Unsecured lending to households shot up by more than 35% in February compared to the same month last year, according to Bank data released earlier this year. That dwarfs the pace of overall credit growth, which rose by about 8% over the same period.
Banking registrar Rene van Wyk said there was no official probe into the trend, but the Bank had asked commercial banks to clarify what was driving it and to provide more details on the components of the lending.
"We need to hone in a bit more on not just the top line but the underlying processes," Mr van Wyk said on Wednesday.
"We’ve sent our letter to the banks and during the course of the year we will gather information. I don’t expect anything in the next two months or so."
The query was one of three themes to which the Bank had asked commercial banks to respond, as part of a process carried out each year, Mr van Wyk said.
The other two themes this year were African expansion and the ability of banks to recover and survive a crisis.
Most of the unsecured lending exposure was in the "retail revolving credit" category, which consisted mainly of credit card lending and overdrafts, the Bank said in its review.
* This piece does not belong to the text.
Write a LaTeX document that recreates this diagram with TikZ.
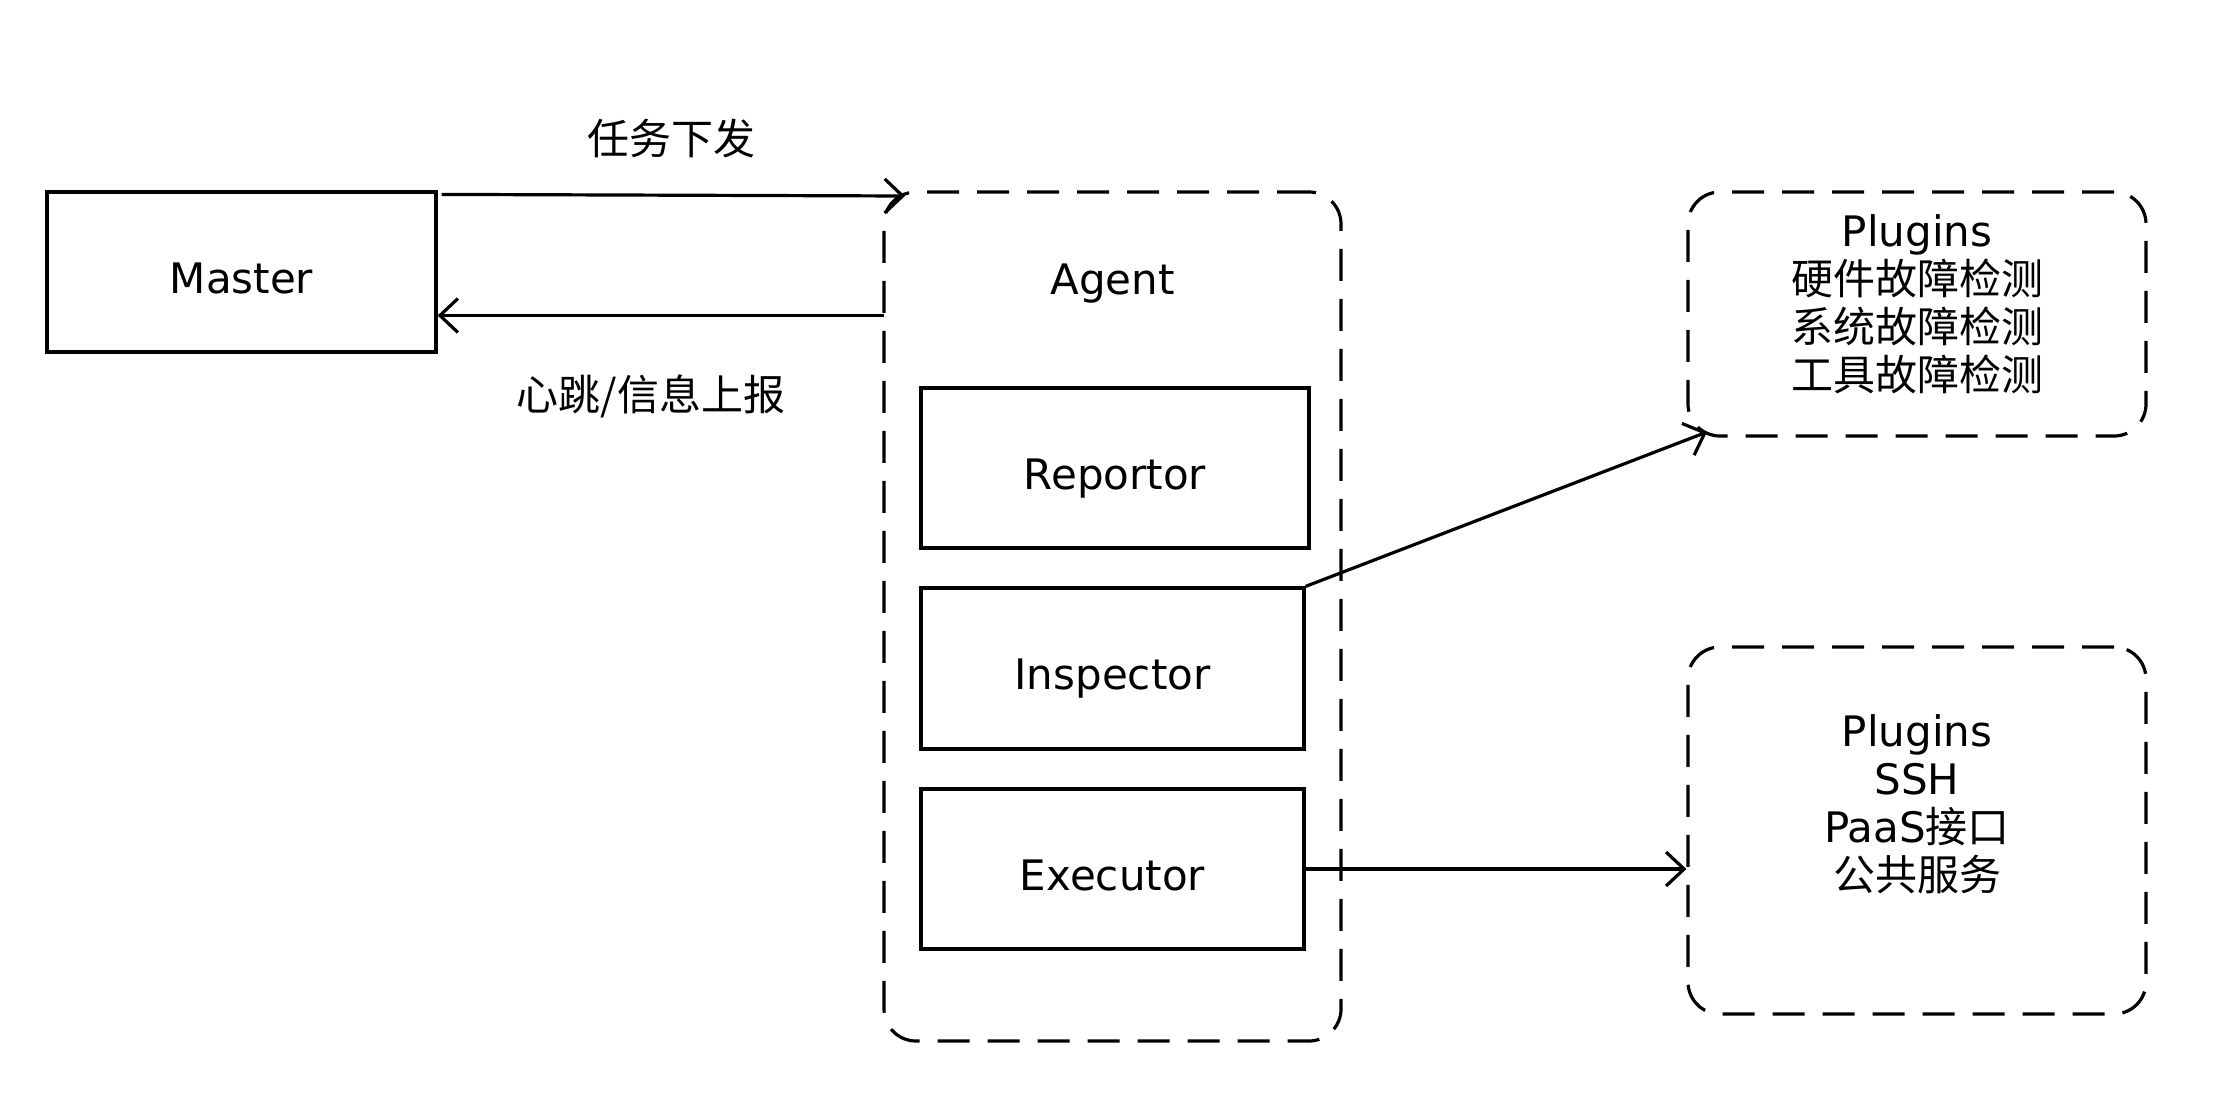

The banking sector was managing its exposure to the lending "prudently".
Last week, Standard & Poor’s financial institution analyst Mathew Pirnie said rapid growth in unsecured lending in South Africa could create problems if it grew at the same pace for an extended period.
His remarks followed an outburst by Blade Nzimande, general secretary of the South African Communist Party, who described unsecured lending by banks as "reckless" and exploitative of the working class.
In its review, the Bank said South Africa’s financial system had proved to be "relatively resilient" in the face of a volatile and uncertain global environment.
"Although the recent conjuncture is uncertain and several challenges remain, the South African financial system is relatively sound," it said.
The credit exposure of domestic banks to debt-ridden Greece, Italy, Ireland, Portugal and Spain amounted to less than 1% of their total in the fourth quarter of last year, it noted.
South African banks were also on track to meet the capital requirements of Basel 3, a new global regulatory standard to be phased in over a 10-year period from next year, the Bank said.
But it said banks would "face challenges" in meeting stricter liquidity requirements likely to result from implementation of the standard, if adjustments were not made in the transition period.
A survey carried out by the Bureau for Economic Research suggested that banks remained "risk averse" in the third and fourth quarters of last year, the review said.
At the end of the fourth quarter of last year, the largest concentration of exposure by banks was to the private household sector, followed by the financial intermediation and insurance sectors, it said.
"Given the fairly low level of consumer confidence and the burden of high levels of household debt, the growth rate of household demand remains at moderate levels," the review said.
Household debt as a ratio of disposable income dipped to 74,6% in the fourth quarter of last year from 75,6% in the third quarter, figures from the Bank have shown.
During the same period, the ratio of debt service costs to disposable income declined to 6,7% from 6,8% - well below a peak of 12,7% in the third quarter of 2008.
Lower household demand would be likely to "have a negative impact" on corporate sector earnings, the Bank said. Consumer spending is the economy’s main engine.
The Reserve Bank also warned the global economic recovery could be "derailed" if oil prices remained at their "current high level".
Oil prices have rocketed by more than 10% in the year to date, although they are off their peaks hit last month.